What a wonderful, encouraging word of assurance Paul wrote in the Bible, that everyone will eventually come into a personal saving relationship with God in Christ!  Ironically, so many depictions of this promise are treated as an awful threat, that everyone will be forced to comply with the arbitrary narcissistic demands of a cosmic tyrant and worship in tears of sorrow against their will. Nothing could be farther from the truth.  Everything about Holy Week, everything about the Cross, everything about the life and teachings of Christ, and everything about God's grace, mercy, and love tells us otherwise.  Everyone is being loved into the fellowship of believers. The saving relationship is a free gift, given before anyone ever came to faith in Christ. Everyone has been, is now, and will continue to be accepting this free gift in their own time and way, as they and we come to greater realizations of God’s all-embracing, unconditional, universal, infinite love for humanity.

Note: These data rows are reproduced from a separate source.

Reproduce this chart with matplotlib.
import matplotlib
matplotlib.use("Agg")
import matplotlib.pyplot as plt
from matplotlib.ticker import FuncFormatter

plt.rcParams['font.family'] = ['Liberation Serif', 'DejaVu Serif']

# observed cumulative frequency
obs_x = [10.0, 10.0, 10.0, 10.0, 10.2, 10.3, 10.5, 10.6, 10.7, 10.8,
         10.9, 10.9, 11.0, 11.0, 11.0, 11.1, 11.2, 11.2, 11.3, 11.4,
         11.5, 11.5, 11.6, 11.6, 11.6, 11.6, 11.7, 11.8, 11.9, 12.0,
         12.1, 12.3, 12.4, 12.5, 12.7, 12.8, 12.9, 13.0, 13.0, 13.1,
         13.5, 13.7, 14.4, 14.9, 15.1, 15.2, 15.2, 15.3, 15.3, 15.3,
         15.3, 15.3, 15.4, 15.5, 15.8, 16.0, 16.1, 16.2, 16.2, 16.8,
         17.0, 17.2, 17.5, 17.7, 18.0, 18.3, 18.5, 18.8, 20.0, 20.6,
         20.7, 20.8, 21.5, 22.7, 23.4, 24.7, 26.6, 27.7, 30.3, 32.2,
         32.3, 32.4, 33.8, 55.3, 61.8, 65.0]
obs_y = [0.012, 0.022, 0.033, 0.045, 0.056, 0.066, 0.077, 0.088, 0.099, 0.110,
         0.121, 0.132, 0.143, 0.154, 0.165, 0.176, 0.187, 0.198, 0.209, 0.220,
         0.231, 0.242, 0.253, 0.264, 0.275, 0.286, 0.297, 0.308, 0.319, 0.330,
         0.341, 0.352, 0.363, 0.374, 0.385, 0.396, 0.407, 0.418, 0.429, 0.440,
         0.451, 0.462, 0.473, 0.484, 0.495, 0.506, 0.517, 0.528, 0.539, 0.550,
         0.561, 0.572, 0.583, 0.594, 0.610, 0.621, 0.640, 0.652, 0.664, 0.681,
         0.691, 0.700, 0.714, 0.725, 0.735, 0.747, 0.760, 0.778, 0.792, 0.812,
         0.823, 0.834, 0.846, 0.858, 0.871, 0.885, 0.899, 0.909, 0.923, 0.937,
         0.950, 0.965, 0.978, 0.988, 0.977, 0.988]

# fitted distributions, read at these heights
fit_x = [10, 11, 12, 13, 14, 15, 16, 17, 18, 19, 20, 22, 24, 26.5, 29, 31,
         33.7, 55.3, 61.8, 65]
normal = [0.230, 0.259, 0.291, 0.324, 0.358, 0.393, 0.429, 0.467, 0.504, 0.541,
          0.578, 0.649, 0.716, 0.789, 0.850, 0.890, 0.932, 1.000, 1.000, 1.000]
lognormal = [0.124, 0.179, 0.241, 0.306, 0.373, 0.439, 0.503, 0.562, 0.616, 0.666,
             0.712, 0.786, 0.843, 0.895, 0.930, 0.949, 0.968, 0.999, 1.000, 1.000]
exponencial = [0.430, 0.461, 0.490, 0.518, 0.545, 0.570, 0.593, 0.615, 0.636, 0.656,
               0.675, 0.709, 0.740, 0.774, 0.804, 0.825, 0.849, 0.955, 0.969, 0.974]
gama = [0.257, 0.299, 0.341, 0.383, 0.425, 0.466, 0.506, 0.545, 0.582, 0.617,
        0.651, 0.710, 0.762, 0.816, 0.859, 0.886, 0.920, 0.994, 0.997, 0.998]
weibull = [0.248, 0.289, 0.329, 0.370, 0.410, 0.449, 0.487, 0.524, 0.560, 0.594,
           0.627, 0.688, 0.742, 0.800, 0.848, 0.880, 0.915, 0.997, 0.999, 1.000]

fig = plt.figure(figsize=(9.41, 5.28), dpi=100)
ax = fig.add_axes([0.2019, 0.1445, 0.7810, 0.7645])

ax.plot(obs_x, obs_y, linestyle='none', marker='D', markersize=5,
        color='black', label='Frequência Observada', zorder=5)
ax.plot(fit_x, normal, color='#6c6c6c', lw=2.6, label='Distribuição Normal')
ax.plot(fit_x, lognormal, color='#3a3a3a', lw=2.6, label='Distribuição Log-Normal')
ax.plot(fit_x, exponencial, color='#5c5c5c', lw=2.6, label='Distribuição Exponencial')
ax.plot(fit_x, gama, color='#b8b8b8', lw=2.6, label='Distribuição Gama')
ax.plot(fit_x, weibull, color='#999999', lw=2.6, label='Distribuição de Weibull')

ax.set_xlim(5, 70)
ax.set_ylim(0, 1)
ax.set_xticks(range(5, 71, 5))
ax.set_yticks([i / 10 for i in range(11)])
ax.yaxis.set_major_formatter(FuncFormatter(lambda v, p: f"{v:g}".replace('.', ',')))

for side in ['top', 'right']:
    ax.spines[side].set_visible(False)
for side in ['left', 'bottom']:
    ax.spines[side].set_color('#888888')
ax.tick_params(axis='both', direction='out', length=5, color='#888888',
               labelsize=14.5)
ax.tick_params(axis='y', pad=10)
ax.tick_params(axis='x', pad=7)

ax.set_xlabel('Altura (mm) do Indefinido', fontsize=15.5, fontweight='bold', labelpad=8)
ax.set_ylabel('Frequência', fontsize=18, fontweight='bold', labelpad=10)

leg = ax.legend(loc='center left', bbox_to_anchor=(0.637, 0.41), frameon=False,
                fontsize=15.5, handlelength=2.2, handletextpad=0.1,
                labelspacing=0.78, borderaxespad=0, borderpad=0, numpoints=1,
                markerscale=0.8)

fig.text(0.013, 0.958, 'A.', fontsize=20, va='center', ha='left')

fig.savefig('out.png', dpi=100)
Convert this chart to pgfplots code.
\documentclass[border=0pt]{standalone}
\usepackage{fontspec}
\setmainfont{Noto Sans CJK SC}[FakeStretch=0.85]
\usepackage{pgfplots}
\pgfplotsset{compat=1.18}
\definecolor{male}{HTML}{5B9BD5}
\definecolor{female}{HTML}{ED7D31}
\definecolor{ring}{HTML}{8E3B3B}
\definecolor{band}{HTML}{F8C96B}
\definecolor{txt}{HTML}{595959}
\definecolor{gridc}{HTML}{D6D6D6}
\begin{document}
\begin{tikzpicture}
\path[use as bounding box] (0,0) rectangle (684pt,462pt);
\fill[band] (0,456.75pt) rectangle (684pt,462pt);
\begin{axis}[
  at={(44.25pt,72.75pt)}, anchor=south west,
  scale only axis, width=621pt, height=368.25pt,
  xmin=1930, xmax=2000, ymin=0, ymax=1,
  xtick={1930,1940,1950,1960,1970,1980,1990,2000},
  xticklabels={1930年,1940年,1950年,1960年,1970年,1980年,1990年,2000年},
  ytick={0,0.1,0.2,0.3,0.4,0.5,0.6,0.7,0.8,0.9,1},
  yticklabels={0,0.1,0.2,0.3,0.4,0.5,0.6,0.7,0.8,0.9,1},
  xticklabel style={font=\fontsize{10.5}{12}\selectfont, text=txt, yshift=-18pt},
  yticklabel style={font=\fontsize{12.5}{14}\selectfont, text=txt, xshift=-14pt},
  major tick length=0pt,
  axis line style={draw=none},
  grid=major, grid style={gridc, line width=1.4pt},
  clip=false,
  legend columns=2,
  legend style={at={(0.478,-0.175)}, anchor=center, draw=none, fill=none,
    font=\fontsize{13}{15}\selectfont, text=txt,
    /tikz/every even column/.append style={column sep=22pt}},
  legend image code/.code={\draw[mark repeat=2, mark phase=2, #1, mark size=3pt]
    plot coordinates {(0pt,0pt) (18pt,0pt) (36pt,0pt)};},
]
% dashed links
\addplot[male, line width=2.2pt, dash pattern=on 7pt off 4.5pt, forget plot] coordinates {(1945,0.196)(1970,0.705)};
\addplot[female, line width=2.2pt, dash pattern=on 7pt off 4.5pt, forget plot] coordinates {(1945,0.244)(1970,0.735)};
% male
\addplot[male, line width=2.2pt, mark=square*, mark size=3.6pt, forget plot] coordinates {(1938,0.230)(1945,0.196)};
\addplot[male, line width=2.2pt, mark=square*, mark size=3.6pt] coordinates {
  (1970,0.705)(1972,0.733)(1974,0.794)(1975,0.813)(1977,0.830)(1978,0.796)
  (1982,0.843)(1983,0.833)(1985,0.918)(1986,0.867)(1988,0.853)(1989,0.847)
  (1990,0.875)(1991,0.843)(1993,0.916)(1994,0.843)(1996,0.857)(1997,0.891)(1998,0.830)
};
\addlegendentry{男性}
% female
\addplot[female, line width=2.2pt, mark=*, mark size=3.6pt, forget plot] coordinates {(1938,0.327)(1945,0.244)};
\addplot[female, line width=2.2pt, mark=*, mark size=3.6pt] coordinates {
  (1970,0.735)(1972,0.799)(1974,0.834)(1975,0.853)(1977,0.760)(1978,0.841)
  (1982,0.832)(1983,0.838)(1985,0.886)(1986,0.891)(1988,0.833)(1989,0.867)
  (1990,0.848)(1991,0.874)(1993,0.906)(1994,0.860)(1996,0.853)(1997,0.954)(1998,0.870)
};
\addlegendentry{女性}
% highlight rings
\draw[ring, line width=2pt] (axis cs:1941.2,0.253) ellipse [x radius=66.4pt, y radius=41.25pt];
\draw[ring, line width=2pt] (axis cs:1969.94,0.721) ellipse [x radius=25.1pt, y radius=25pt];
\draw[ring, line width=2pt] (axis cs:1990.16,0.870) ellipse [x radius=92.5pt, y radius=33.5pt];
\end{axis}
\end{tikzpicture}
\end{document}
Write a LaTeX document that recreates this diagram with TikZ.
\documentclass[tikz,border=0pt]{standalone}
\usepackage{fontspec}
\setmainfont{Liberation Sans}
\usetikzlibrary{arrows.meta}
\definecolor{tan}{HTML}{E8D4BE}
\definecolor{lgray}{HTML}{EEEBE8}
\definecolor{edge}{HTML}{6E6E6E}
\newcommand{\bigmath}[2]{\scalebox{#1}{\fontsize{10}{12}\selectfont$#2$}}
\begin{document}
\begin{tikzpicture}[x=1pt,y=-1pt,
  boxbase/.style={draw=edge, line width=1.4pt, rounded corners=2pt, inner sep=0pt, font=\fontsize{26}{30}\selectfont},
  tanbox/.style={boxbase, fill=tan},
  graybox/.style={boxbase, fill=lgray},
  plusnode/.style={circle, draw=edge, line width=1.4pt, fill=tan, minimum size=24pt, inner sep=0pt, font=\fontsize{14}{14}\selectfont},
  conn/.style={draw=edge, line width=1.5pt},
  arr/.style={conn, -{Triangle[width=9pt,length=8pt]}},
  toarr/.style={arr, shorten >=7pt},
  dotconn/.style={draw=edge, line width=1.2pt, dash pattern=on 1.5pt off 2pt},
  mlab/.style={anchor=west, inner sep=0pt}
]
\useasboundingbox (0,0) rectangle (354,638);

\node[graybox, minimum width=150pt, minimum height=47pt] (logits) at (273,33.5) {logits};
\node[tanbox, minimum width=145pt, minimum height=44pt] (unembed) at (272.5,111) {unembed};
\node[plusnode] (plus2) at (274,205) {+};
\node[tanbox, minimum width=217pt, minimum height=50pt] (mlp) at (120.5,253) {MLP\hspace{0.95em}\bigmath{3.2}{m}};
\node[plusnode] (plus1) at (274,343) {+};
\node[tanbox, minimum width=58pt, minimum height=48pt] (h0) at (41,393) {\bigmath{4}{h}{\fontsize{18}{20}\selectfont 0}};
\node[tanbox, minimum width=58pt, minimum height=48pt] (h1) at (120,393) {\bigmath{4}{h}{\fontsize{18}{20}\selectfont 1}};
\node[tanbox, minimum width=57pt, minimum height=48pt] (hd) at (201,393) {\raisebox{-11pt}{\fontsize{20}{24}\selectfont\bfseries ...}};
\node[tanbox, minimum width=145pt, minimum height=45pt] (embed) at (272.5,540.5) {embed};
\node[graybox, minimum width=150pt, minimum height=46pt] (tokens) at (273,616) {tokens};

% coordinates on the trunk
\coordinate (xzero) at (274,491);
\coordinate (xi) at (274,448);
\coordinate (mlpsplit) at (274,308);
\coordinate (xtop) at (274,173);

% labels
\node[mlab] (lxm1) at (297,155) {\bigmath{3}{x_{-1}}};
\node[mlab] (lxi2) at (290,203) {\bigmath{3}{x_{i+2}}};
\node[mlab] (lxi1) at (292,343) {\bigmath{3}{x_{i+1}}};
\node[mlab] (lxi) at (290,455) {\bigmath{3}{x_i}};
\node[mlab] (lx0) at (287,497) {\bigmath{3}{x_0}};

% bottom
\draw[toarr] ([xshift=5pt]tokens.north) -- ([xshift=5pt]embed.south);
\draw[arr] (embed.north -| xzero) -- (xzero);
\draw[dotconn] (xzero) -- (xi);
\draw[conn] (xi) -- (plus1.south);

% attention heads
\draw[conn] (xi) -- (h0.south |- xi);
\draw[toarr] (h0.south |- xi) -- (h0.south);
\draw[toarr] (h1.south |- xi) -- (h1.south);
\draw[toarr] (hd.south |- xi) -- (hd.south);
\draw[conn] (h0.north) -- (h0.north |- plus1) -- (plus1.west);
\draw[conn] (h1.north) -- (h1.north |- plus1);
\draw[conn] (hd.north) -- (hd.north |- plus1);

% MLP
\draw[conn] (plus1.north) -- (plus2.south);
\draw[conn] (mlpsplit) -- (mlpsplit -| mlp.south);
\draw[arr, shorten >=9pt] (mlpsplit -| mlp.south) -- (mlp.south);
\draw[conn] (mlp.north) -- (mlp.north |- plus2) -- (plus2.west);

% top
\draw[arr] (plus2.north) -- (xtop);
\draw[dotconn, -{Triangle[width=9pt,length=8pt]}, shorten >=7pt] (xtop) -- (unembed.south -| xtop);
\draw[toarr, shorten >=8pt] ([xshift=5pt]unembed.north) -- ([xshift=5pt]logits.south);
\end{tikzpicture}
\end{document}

We each have the free will to accept or reject God’s love. We should respect and honor the spirit of that free choice, trusting that everyone will gradually stop resisting God’s love and fully embrace God’s love according to the freedom and grace they experience. Nobody will “worship God in Spirit and truth” as Jesus described to the woman at the well because they are forced to under threat of eternal punishment. Everyone will “worship in spirit and truth” because they want to, by their own free will and accord. Together we are loving each other into the Reign of Christ as we cultivate the commandment Jesus gave on the night he offered himself up for us, that we love one another as Christ has loved us. By this, all people will know who has become a disciple and who is yet to be converted to the perfect law of love – converted not by fear but by the love of Christ working within and among us.

Holy Week begins with the Triumphal Entry and ends with the Crucifixion. This ending turns out to be the new and glorious beginning of the transformation of all Creation – a “new heaven and a new earth” so to speak. We are each personally included in that metamorphosis. As we implement the teachings and example of Jesus in our lives and relationships, we and the world around us experience what Charles Wesley described in his hymn,

Changed from glory into glory,
till in heav’n we take our place,
till we cast our crowns before thee,
lost in wonder, love and praise.

This is the spirit of Holy Week.  In the Name of Jesus, Amen.